Научная любознательность гораздо легче может быть удовлетворена чтением публикаций других исследований, чем работой в лаборатории. Могут потребоваться годы для экспериментального доказательства того, что можно узнать за несколько минут, прочтя опубликованный конечный результат. Так что давайте не будем себя обманывать: вряд ли побудительной силой творчества является чистая любознательность. Быть может, это желание делать добро? Мало кого из ученых удовлетворила бы возможность делать добро на поприще политической или благотворительной деятельности.
Правда заключается в том, что мы тщеславны, очень тщеславны. Мы горим желанием осознавать, что открыли некий важный закон Природы с помощью нашей собственной изобретательности. Почему же мы так стыдимся этого? Ведь, по словам Уильяма Вудворда, "тщеславие, без сомнения, принесло гораздо больше пользы цивилизации, чем скромность".
Тщеславие становится предосудительным только тогда, когда законная гордость общепризнанными достижениями превращается в неразборчивую погоню за славой ради нее самой. Ни один ученый, достойный этого звания, не измеряет свой успех количеством похваливших его людей. Ни один ученый не желает приоритета на открытие, ошибочно приписанное ему, и не хотел бы поменяться местами с самыми известными политиками, миллионерами или генералами. Ни один из известных мне ученых наверняка не испытывает чувства зависти к славе чревовещателя, на которого с обожанием смотрят по телевидению миллионы людей. Ученые тщеславны, им нравится признанье, они не безразличны к известности, которую приносит слава, но очень разборчивы в отношении того, чьего признания им хотелось бы добиться и за что им хотелось бы стать знаменитыми.
На этот счет ученые обладают предельной щепетильностью. Чем более велик ученый, тем меньше число людей, мнением которых он дорожит.

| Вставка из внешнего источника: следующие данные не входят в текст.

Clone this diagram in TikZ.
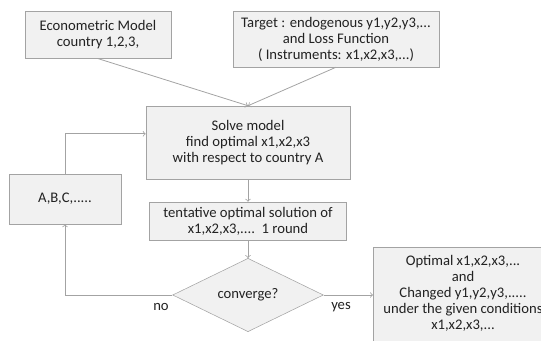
\documentclass[tikz,border=0pt]{standalone}
\usepackage{fontspec}
\setmainfont{Carlito}
\usetikzlibrary{shapes.geometric}
\definecolor{boxfill}{HTML}{F1F1F1}
\definecolor{boxline}{HTML}{A3A3A3}
\definecolor{ink}{HTML}{222222}
\begin{document}
\begin{tikzpicture}[x=.75pt,y=-.75pt,
    every node/.style={text=ink, font=\fontsize{11}{12}\selectfont},
    blk/.style={draw=boxline, fill=boxfill, align=center, inner sep=2pt},
    dec/.style={draw=boxline, fill=boxfill, diamond, inner sep=0pt, minimum width=113pt, minimum height=37.5pt},
    conn/.style={draw=boxline, semithick, ->}]
      \useasboundingbox (0,0) rectangle (541,341);
      % inputs
      \node (econ) at (98,35) [blk, minimum width=109.5pt, minimum height=35pt] {Econometric Model\\country 1,2,3,};
      \node (target) at (336,39) [blk, minimum width=154.5pt, minimum height=42pt] {Target : endogenous y1,y2,y3,...\\and Loss Function\\( Instruments: x1,x2,x3,...)};
      % loop
      \node (solve) at (248,142.5) [blk, minimum width=153pt, minimum height=54.75pt] {Solve model\\find optimal x1,x2,x3\\with respect to country A};
      \node (abc) at (65,199) [blk, minimum width=84pt, minimum height=37.5pt] {A,B,C,.....};
      \node (tent) at (248,221) [blk, minimum width=147.75pt, minimum height=28.5pt] {tentative optimal solution of\\x1,x2,x3,....\ \ 1 round};
      \node (conv) at (248,295) [dec] {converge?};
      % result, running off the page
      \node (finalbox) at (373,247) [fill=boxfill, anchor=north west, minimum width=150pt, minimum height=80pt] {};
      \draw[boxline] (finalbox.south west) -- (finalbox.north west) -- (finalbox.north east);
      \node (final) at (463,293) [align=center] {Optimal x1,x2,x3,...\\and\\Changed y1,y2,y3,.....\\under the given conditions\\x1,x2,x3,...};
      \node (no) at (161,307) {no};
      \node (yes) at (341,307) {yes};

      \draw[conn] (econ.south) -- (solve.north);
      \draw[conn] (target.south) -- (solve.north);
      \draw[conn] (solve.south) -- (tent.north);
      \draw[conn] (tent.south) -- (conv.north);
      \draw[conn] (conv.west) -| (abc.south);
      \draw[conn] (abc.north) |- ([yshift=6.5pt]solve.west);
      \draw[conn] (conv.east) -- (conv.east -| finalbox.west);
\end{tikzpicture}
\end{document}
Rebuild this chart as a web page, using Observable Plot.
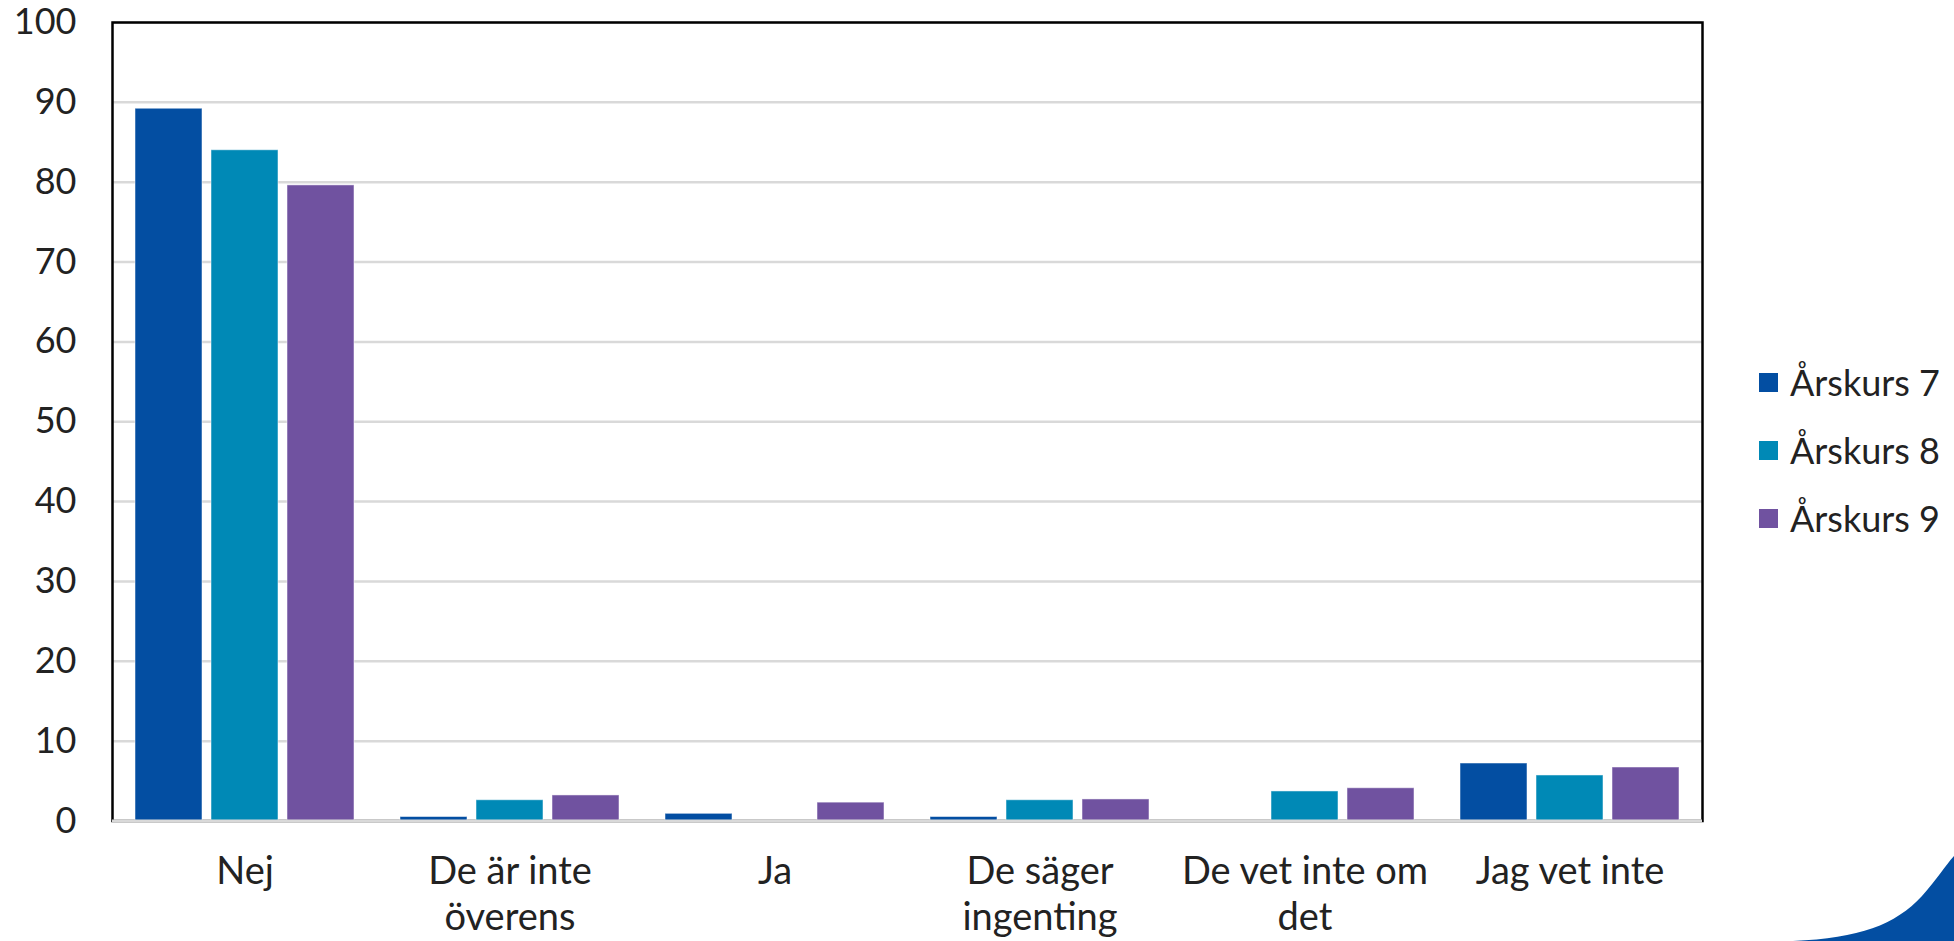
<!DOCTYPE html>
<html>
<head>
<meta charset="utf-8">
<script src="https://cdn.jsdelivr.net/npm/d3@7"></script>
<script src="https://cdn.jsdelivr.net/npm/@observablehq/plot@0.6"></script>
<style>
  html, body { margin: 0; padding: 0; background: #fff; }
  #wrap { position: relative; width: 1954px; height: 941px; overflow: hidden; font-family: Lato, "Open Sans", sans-serif; }
  #wrap svg { overflow: visible; }
  #legend { position: absolute; left: 1759px; top: 348px; }
  .row { display: flex; align-items: center; height: 68px; font-size: 36px; color: #222; }
  .sw { width: 19px; height: 19px; margin-right: 12px; }
  #deco { position: absolute; left: 0; top: 0; pointer-events: none; }
</style>
</head>
<body>
<div id="wrap"></div>
<script>
const categories = ["Nej", "De är inte överens", "Ja", "De säger ingenting", "De vet inte om det", "Jag vet inte"];
const categoryLabels = ["Nej", "De är inte\növerens", "Ja", "De säger\ningenting", "De vet inte om\ndet", "Jag vet inte"];
const series = ["Årskurs 7", "Årskurs 8", "Årskurs 9"];
const arskurs7 = [89.2, 0.5, 0.9, 0.5, null, 7.2];
const arskurs8 = [84.0, 2.6, null, 2.6, 3.7, 5.7];
const arskurs9 = [79.6, 3.2, 2.3, 2.7, 4.1, 6.7];
const colors = ["#034ea2", "#0089b6", "#7052a0"];
const yTicks = [0, 10, 20, 30, 40, 50, 60, 70, 80, 90, 100];

const seriesValues = [arskurs7, arskurs8, arskurs9];
const data = [];
categories.forEach((c, i) => {
  series.forEach((s, j) => {
    const v = seriesValues[j][i];
    if (v != null) data.push({category: c, series: s, value: v});
  });
});
const labelMap = new Map(categories.map((c, i) => [c, categoryLabels[i]]));

const plot = Plot.plot({
  width: 1954,
  height: 941,
  marginTop: 22,
  marginBottom: 120.5,
  marginLeft: 112,
  marginRight: 252,
  style: {fontFamily: "Lato, 'Open Sans', sans-serif", color: "#222", background: "transparent", overflow: "visible"},
  fx: {domain: categories, padding: 0, axis: null, label: null},
  x: {domain: series, paddingInner: 0.124, paddingOuter: 0.294, axis: null, label: null},
  y: {domain: [0, 100], axis: null, label: null},
  color: {domain: series, range: colors},
  marks: [
    Plot.gridY(yTicks, {stroke: "#d9d9d9", strokeOpacity: 1, strokeWidth: 2.5}),
    Plot.frame({facet: "super", stroke: "#000", strokeWidth: 2.5}),
    Plot.barY(data, {fx: "category", x: "series", y: "value", fill: "series", stroke: "#ffffff", strokeOpacity: 0.5, strokeWidth: 1}),
    Plot.ruleY([0], {stroke: "#d9d9d9", strokeWidth: 3}),
    Plot.axisY({ticks: yTicks, tickSize: 0, tickPadding: 36, fontSize: 36, fill: "#222", label: null}),
    Plot.axisFx({anchor: "bottom", tickSize: 0, tickPadding: 31, fontSize: 38, lineHeight: 1.2, fill: "#222", label: null, tickFormat: d => labelMap.get(d)})
  ]
});

const wrap = document.getElementById("wrap");
wrap.appendChild(plot);

const legend = document.createElement("div");
legend.id = "legend";
series.forEach((s, i) => {
  const row = document.createElement("div");
  row.className = "row";
  const sw = document.createElement("div");
  sw.className = "sw";
  sw.style.background = colors[i];
  const t = document.createElement("span");
  t.textContent = s;
  row.appendChild(sw);
  row.appendChild(t);
  legend.appendChild(row);
});
wrap.appendChild(legend);

const ns = "http://www.w3.org/2000/svg";
const deco = document.createElementNS(ns, "svg");
deco.setAttribute("id", "deco");
deco.setAttribute("width", 1954);
deco.setAttribute("height", 941);
const p = document.createElementNS(ns, "path");
p.setAttribute("d", "M1793,941 C1860,938 1895,925 1922,896 C1938,878 1945,866 1954,856 L1954,941 Z");
p.setAttribute("fill", "#034ea2");
deco.appendChild(p);
wrap.appendChild(deco);
</script>
</body>
</html>
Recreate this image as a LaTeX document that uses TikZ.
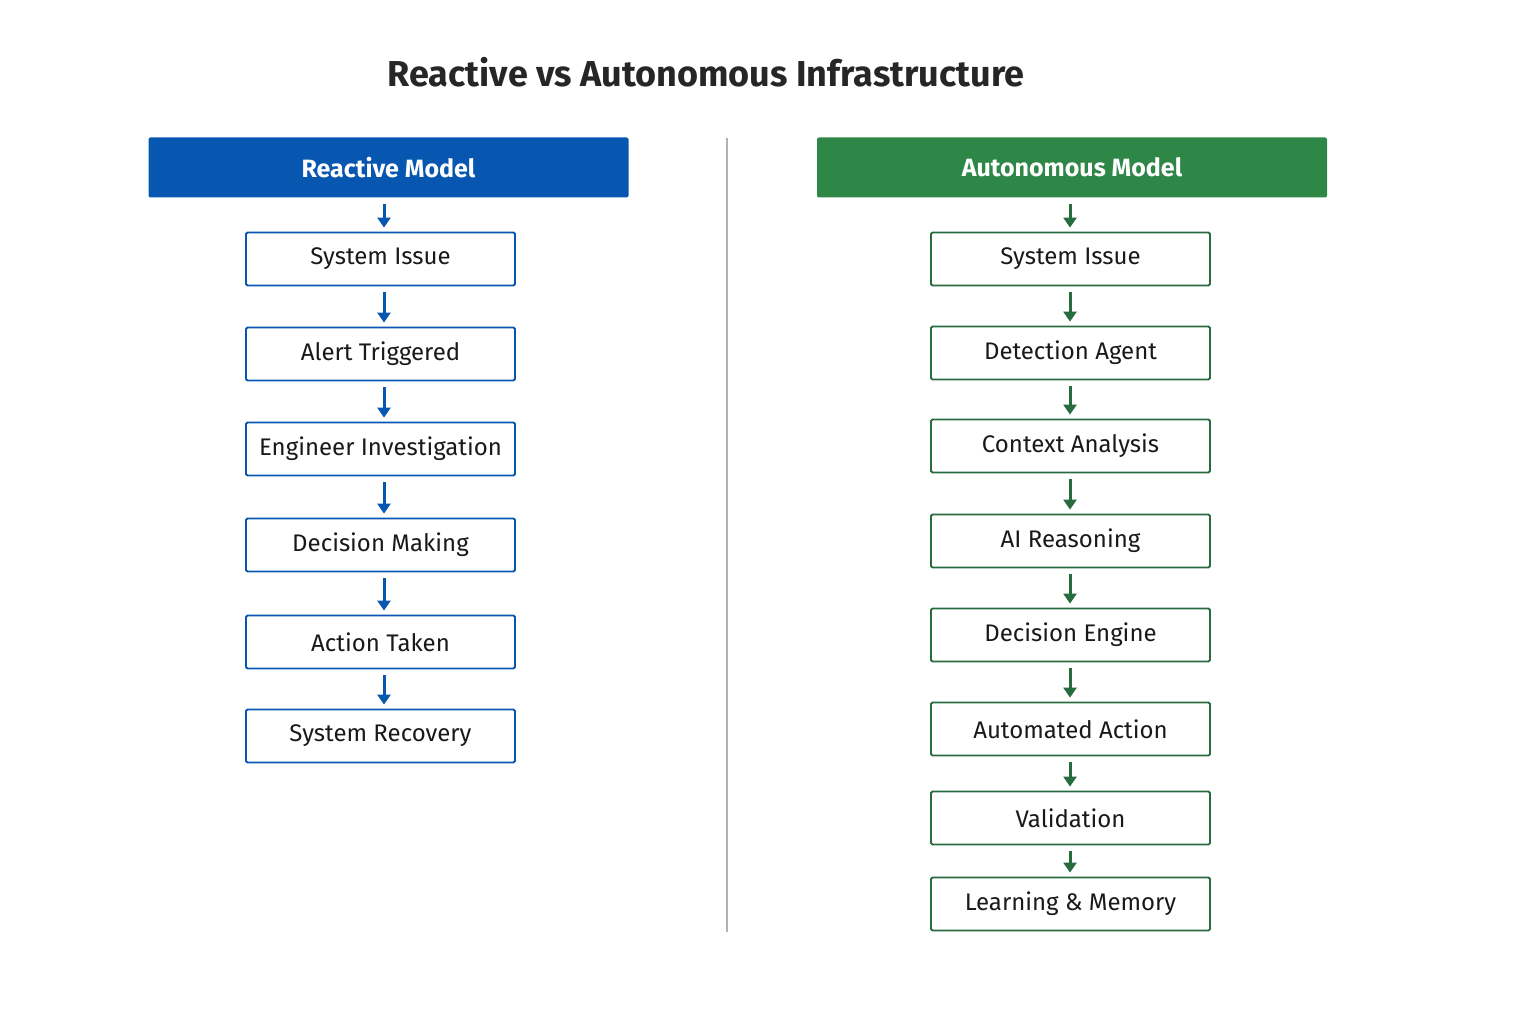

Но тому, кто прилежно трудится в одиночестве своей лаборатории над какой-нибудь разгадкой чрезвычайно запутанного механизма Природы, очень согревает сердце сознание, что где-то в мире есть несколько человек -- быть может, всего полдюжины,-действительно понимающих важность его работы и те трудности, которые ему приходится преодолевать. Этих коллег он принимает как равных себе и чувствует глубокое удовлетворение от того, что благодаря своей работе приобрел духовное родство с ними. Он заслужил себе место в кругу этой интеллектуальной элиты. Он может общаться с этими людьми, минуя огромные расстояния, языковые и социальные барьеры и всю ту мелочную ненависть и зависть, которые разделяют других. Думаю, что в этот век "холодных" и "горячих" войн, ожесточенной расовой, политической и религиозной нетерпимости или просто пошлой банальности людских устремлений ученому не стоит стыдиться своего тщеславия.
Ореол успеха; преклонение перед героями и желание им подражать
Сам я -- страстный почитатель героев; мои великие идеалы -- Клод Бернар, Луи Пастер, Роберт Кох, Пауль Эрлих и Уолтер Кеннон4. Но более всего я обязан д-ру Кеннону, которого знал лично. Это был настоящий человек и истинный ученый. Он оказал на меня огромное влияние, и на всю свою жизнь я сохранил к нему большую привязанность. Моя работа по стрессу была в значительной степени написана под влиянием его открытия реакций экстренного выброса адреналина. Даже эти записки несут на себе отпечаток этого влияния. Очевидно, я связан с д-ром Кенноном какими-то неразрывными связями. Надеюсь, он ничего не имел бы против подобных заявлений, будь он жив. Ведь говорил же он: "Я сын Боудича, который ввел меня в физиологические исследования. Боудич в свою очередь был сыном Карла Людвига, в лаборатории которого в Лейпциге он контактировал с другими людьми из многих стран. Через моего деда Людвига я связан со многими его последователями, среди них -- итальянский физиолог Моссо, английский фармаколог Бринтон и русский физиолог Павлов. Я имею детей и внуков -- молодых докторов, которые вернулись из Гарвардской физиологической лаборатории в свои страны, чтобы продолжить исследования".
Как много идей Кеннона я воспринял! Ничего не могу с этим поделать, могу испытывать только благодарность за это. Ведь сыновья не могут не походить на своих отцов, а со стороны потомства было бы непочтительным стараться быть иными только ради того, чтобы избежать обвинения в подражании. Кроме того, переданные по наследству характеристики в последующих поколениях видоизменяются. Ни один ученый не появляется спонтанно, без предшественников, но в отличие от сына по крови сын по разуму может по крайней мере выбрать себе родителя.